• DATASET EXCERPT
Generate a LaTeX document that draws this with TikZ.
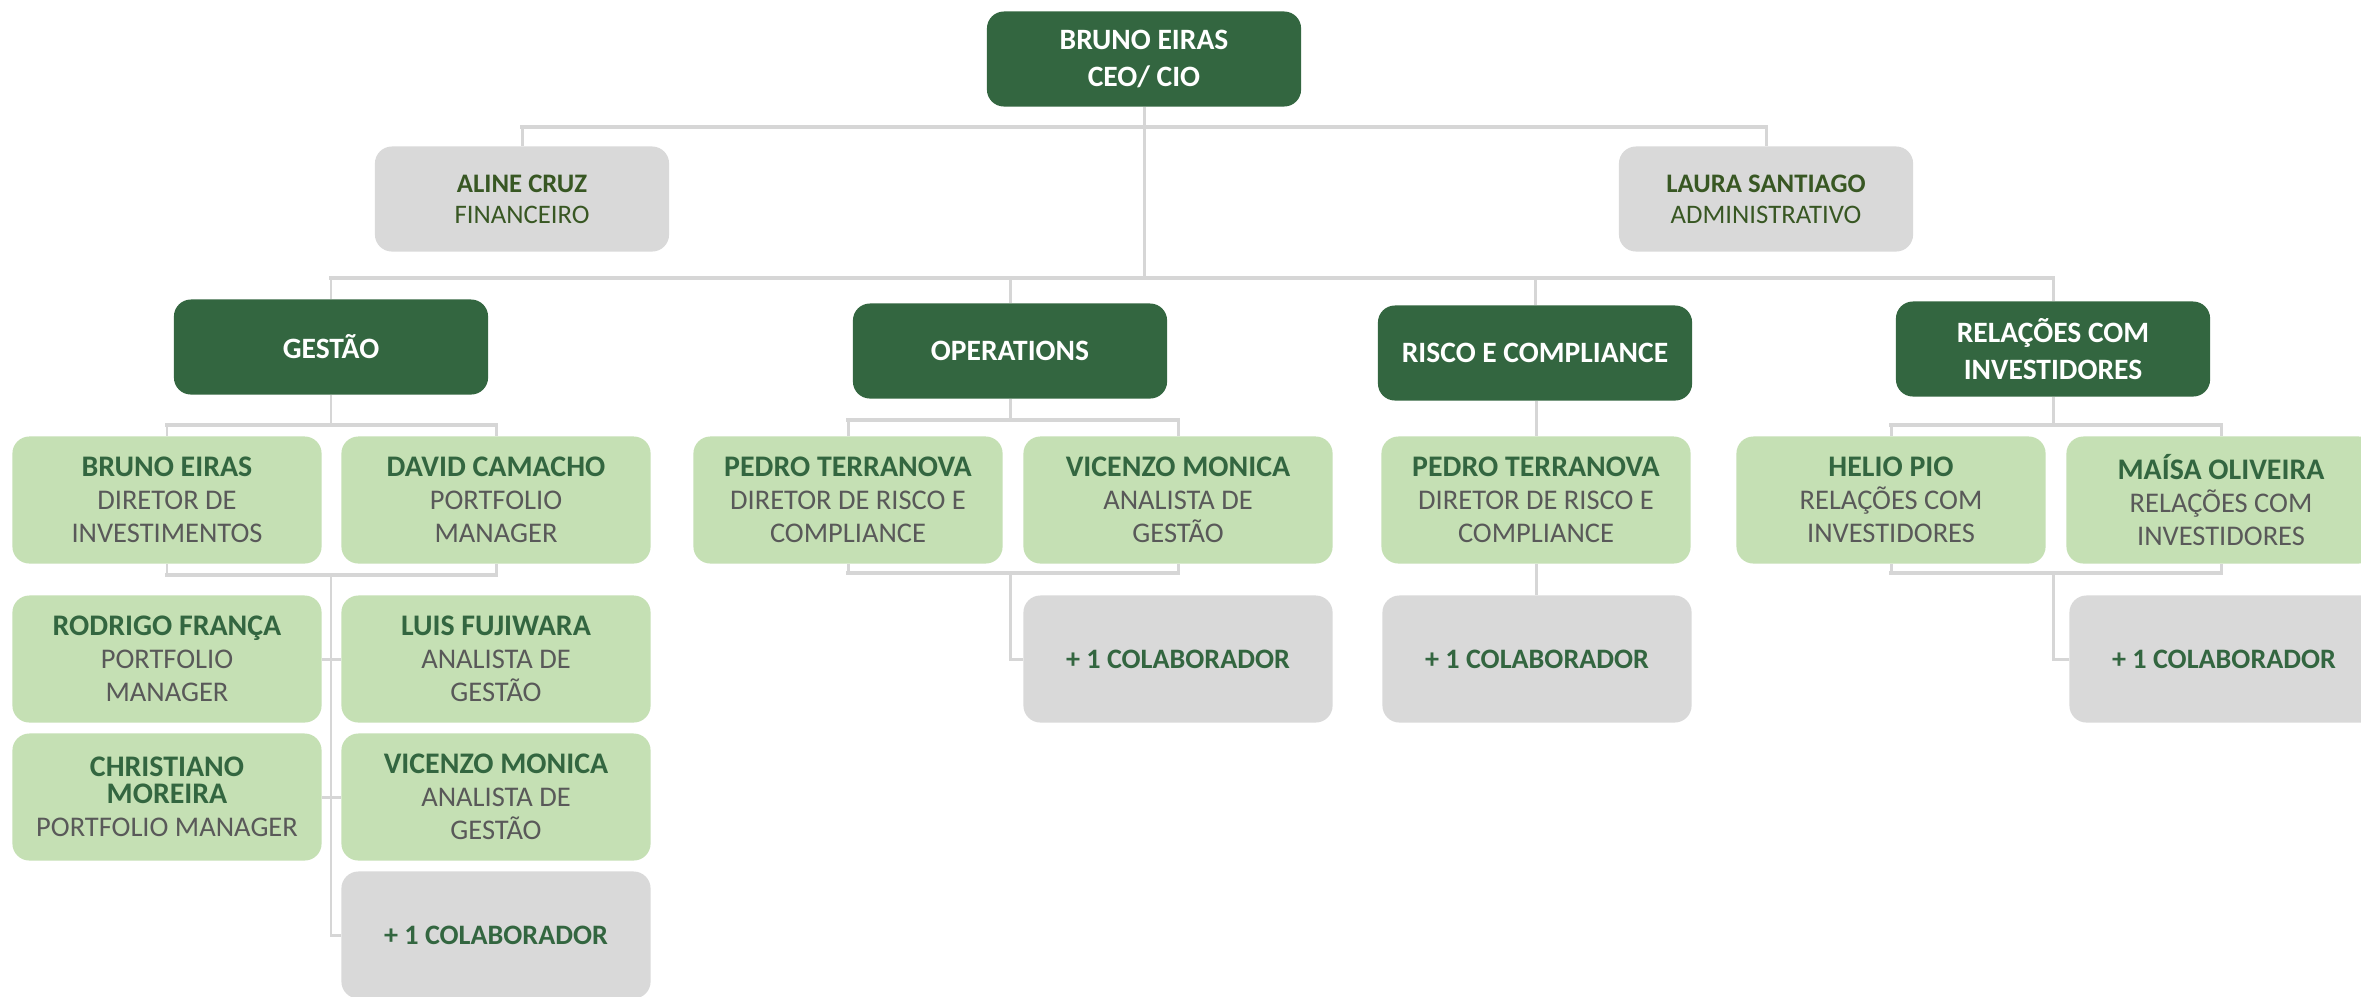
\documentclass[tikz,border=0pt]{standalone}
\usepackage{fontspec}
\setmainfont{Carlito}
\definecolor{verdeescuro}{RGB}{51,102,64}
\definecolor{verdeclaro}{RGB}{197,224,180}
\definecolor{cinzaclaro}{RGB}{217,217,217}
\definecolor{cinzalinha}{RGB}{214,214,214}
\definecolor{cinzatexto}{RGB}{89,89,89}
\definecolor{verdetexto}{RGB}{56,87,35}
\newcommand{\nome}[1]{{\bfseries\fontsize{8.5}{9.4}\selectfont\color{verdeescuro}#1}}
\newcommand{\cargo}[1]{{\color{cinzatexto}#1}}

\begin{document}
\begin{tikzpicture}[x=0.01cm, y=-0.01cm,
	caixa/.style={rounded corners=0.17cm, align=center, inner sep=0pt},
	chefe/.style={caixa, fill=verdeescuro, text=white, minimum width=3.14cm, minimum height=0.95cm,
		font=\bfseries\fontsize{8.4}{10.4}\selectfont},
	apoio/.style={caixa, fill=cinzaclaro, text=verdetexto, minimum width=2.94cm, minimum height=1.05cm,
		font=\fontsize{7.6}{8.9}\selectfont},
	membro/.style={caixa, fill=verdeclaro, minimum width=3.09cm, minimum height=1.27cm,
		font=\fontsize{8.1}{9.4}\selectfont},
	extra/.style={caixa, fill=cinzaclaro, text=verdeescuro, minimum width=3.09cm, minimum height=1.27cm,
		font=\bfseries\fontsize{8}{9}\selectfont},
	ligacao/.style={draw=cinzalinha, line width=0.85pt},
	barra/.style={draw=cinzalinha, line width=1.15pt, line cap=rect}]

	\path[use as bounding box, fill=white] (0,0) rectangle (2361,996);

	% diretoria
	\node[chefe] (ceo) at (1144,59) {BRUNO EIRAS\\CEO/ CIO};
	\node[apoio] (aline) at (522,199) {\textbf{ALINE CRUZ}\\FINANCEIRO};
	\node[apoio] (laura) at (1766,199) {\textbf{LAURA SANTIAGO}\\ADMINISTRATIVO};

	% areas
	\node[chefe] (gestao) at (331,347) {GESTÃO};
	\node[chefe] (oper) at (1010,351) {OPERATIONS};
	\node[chefe] (risco) at (1535,353) {RISCO E COMPLIANCE};
	\node[chefe] (relac) at (2053,349) {RELAÇÕES COM\\INVESTIDORES};

	% gestao
	\node[membro] (g1) at (167,500) {\nome{BRUNO EIRAS}\\\cargo{DIRETOR DE}\\\cargo{INVESTIMENTOS}};
	\node[membro] (g2) at (496,500) {\nome{DAVID CAMACHO}\\\cargo{PORTFOLIO}\\\cargo{MANAGER}};
	\node[membro] (g3) at (167,659) {\nome{RODRIGO FRANÇA}\\\cargo{PORTFOLIO}\\\cargo{MANAGER}};
	\node[membro] (g4) at (496,659) {\nome{LUIS FUJIWARA}\\\cargo{ANALISTA DE}\\\cargo{GESTÃO}};
	\node[membro] (g5) at (167,797) {\nome{CHRISTIANO}\\[-1.8pt]\nome{MOREIRA}\\\cargo{PORTFOLIO MANAGER}};
	\node[membro] (g6) at (496,797) {\nome{VICENZO MONICA}\\\cargo{ANALISTA DE}\\\cargo{GESTÃO}};
	\node[extra] (g7) at (496,935) {+ 1 COLABORADOR};

	% operations
	\node[membro] (o1) at (848,500) {\nome{PEDRO TERRANOVA}\\\cargo{DIRETOR DE RISCO E}\\\cargo{COMPLIANCE}};
	\node[membro] (o2) at (1178,500) {\nome{VICENZO MONICA}\\\cargo{ANALISTA DE}\\\cargo{GESTÃO}};
	\node[extra] (o3) at (1178,659) {+ 1 COLABORADOR};

	% risco
	\node[membro] (r1) at (1536,500) {\nome{PEDRO TERRANOVA}\\\cargo{DIRETOR DE RISCO E}\\\cargo{COMPLIANCE}};
	\node[extra] (r2) at (1537,659) {+ 1 COLABORADOR};

	% relacoes com investidores
	\node[membro] (h1) at (1891,500) {\nome{HELIO PIO}\\\cargo{RELAÇÕES COM}\\\cargo{INVESTIDORES}};
	\node[membro] (h2) at (2221,500) {\nome{MAÍSA OLIVEIRA}\\\cargo{RELAÇÕES COM}\\\cargo{INVESTIDORES}};
	\node[extra] (h3) at (2224,659) {+ 1 COLABORADOR};

	% barras
	\coordinate (barra1) at (0,127);
	\coordinate (barra2) at (0,278);
	\coordinate (gtopo) at (0,425);
	\coordinate (gbase) at (0,575);
	\coordinate (otopo) at (0,420);
	\coordinate (obase) at (0,573);
	\coordinate (htopo) at (0,425);
	\coordinate (hbase) at (0,573);

	% ligacoes do ceo
	\draw[ligacao] (ceo.south) -- (ceo.south |- barra2);
	\draw[barra] (aline.north |- barra1) -- (laura.north |- barra1);
	\draw[ligacao] (aline.north |- barra1) -- (aline.north);
	\draw[ligacao] (laura.north |- barra1) -- (laura.north);
	\draw[barra] (gestao.north |- barra2) -- (relac.north |- barra2);
	\foreach \area in {gestao,oper,risco,relac}
		\draw[ligacao] (\area.north |- barra2) -- (\area.north);

	% ligacoes gestao
	\draw[ligacao] (gestao.south) -- (gestao.south |- gtopo);
	\draw[barra] (g1.north |- gtopo) -- (g2.north |- gtopo);
	\draw[ligacao] (g1.north |- gtopo) -- (g1.north);
	\draw[ligacao] (g2.north |- gtopo) -- (g2.north);
	\draw[ligacao] (g1.south) -- (g1.south |- gbase);
	\draw[ligacao] (g2.south) -- (g2.south |- gbase);
	\draw[barra] (g1.south |- gbase) -- (g2.south |- gbase);
	\draw[ligacao] (gestao.south |- gbase) |- (g7.west);
	\draw[ligacao] (g3.east) -- (g4.west);
	\draw[ligacao] (g5.east) -- (g6.west);

	% ligacoes operations
	\draw[ligacao] (oper.south) -- (oper.south |- otopo);
	\draw[barra] (o1.north |- otopo) -- (o2.north |- otopo);
	\draw[ligacao] (o1.north |- otopo) -- (o1.north);
	\draw[ligacao] (o2.north |- otopo) -- (o2.north);
	\draw[ligacao] (o1.south) -- (o1.south |- obase);
	\draw[ligacao] (o2.south) -- (o2.south |- obase);
	\draw[barra] (o1.south |- obase) -- (o2.south |- obase);
	\draw[ligacao] (oper.south |- obase) |- (o3.west);

	% ligacoes risco
	\draw[ligacao] (r1.north |- risco.south) -- (r1.north);
	\draw[ligacao] (r1.south) -- (r1.south |- r2.north);

	% ligacoes relacoes
	\draw[ligacao] (relac.south) -- (relac.south |- htopo);
	\draw[barra] (h1.north |- htopo) -- (h2.north |- htopo);
	\draw[ligacao] (h1.north |- htopo) -- (h1.north);
	\draw[ligacao] (h2.north |- htopo) -- (h2.north);
	\draw[ligacao] (h1.south) -- (h1.south |- hbase);
	\draw[ligacao] (h2.south) -- (h2.south |- hbase);
	\draw[barra] (h1.south |- hbase) -- (h2.south |- hbase);
	\draw[ligacao] (relac.south |- hbase) |- (h3.west);

\end{tikzpicture}
\end{document}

• WRITTEN REQUEST
Return nothing but the lines running from the start of the data to the line with "(laura) at (1766,199)", please, both ends included and no pictures.

• FINAL ANSWER
Generate a LaTeX document that draws this with TikZ.
\documentclass[tikz,border=0pt]{standalone}
\usepackage{fontspec}
\setmainfont{Carlito}
\definecolor{verdeescuro}{RGB}{51,102,64}
\definecolor{verdeclaro}{RGB}{197,224,180}
\definecolor{cinzaclaro}{RGB}{217,217,217}
\definecolor{cinzalinha}{RGB}{214,214,214}
\definecolor{cinzatexto}{RGB}{89,89,89}
\definecolor{verdetexto}{RGB}{56,87,35}
\newcommand{\nome}[1]{{\bfseries\fontsize{8.5}{9.4}\selectfont\color{verdeescuro}#1}}
\newcommand{\cargo}[1]{{\color{cinzatexto}#1}}

\begin{document}
\begin{tikzpicture}[x=0.01cm, y=-0.01cm,
	caixa/.style={rounded corners=0.17cm, align=center, inner sep=0pt},
	chefe/.style={caixa, fill=verdeescuro, text=white, minimum width=3.14cm, minimum height=0.95cm,
		font=\bfseries\fontsize{8.4}{10.4}\selectfont},
	apoio/.style={caixa, fill=cinzaclaro, text=verdetexto, minimum width=2.94cm, minimum height=1.05cm,
		font=\fontsize{7.6}{8.9}\selectfont},
	membro/.style={caixa, fill=verdeclaro, minimum width=3.09cm, minimum height=1.27cm,
		font=\fontsize{8.1}{9.4}\selectfont},
	extra/.style={caixa, fill=cinzaclaro, text=verdeescuro, minimum width=3.09cm, minimum height=1.27cm,
		font=\bfseries\fontsize{8}{9}\selectfont},
	ligacao/.style={draw=cinzalinha, line width=0.85pt},
	barra/.style={draw=cinzalinha, line width=1.15pt, line cap=rect}]

	\path[use as bounding box, fill=white] (0,0) rectangle (2361,996);

	% diretoria
	\node[chefe] (ceo) at (1144,59) {BRUNO EIRAS\\CEO/ CIO};
	\node[apoio] (aline) at (522,199) {\textbf{ALINE CRUZ}\\FINANCEIRO};
	\node[apoio] (laura) at (1766,199) {\textbf{LAURA SANTIAGO}\\ADMINISTRATIVO};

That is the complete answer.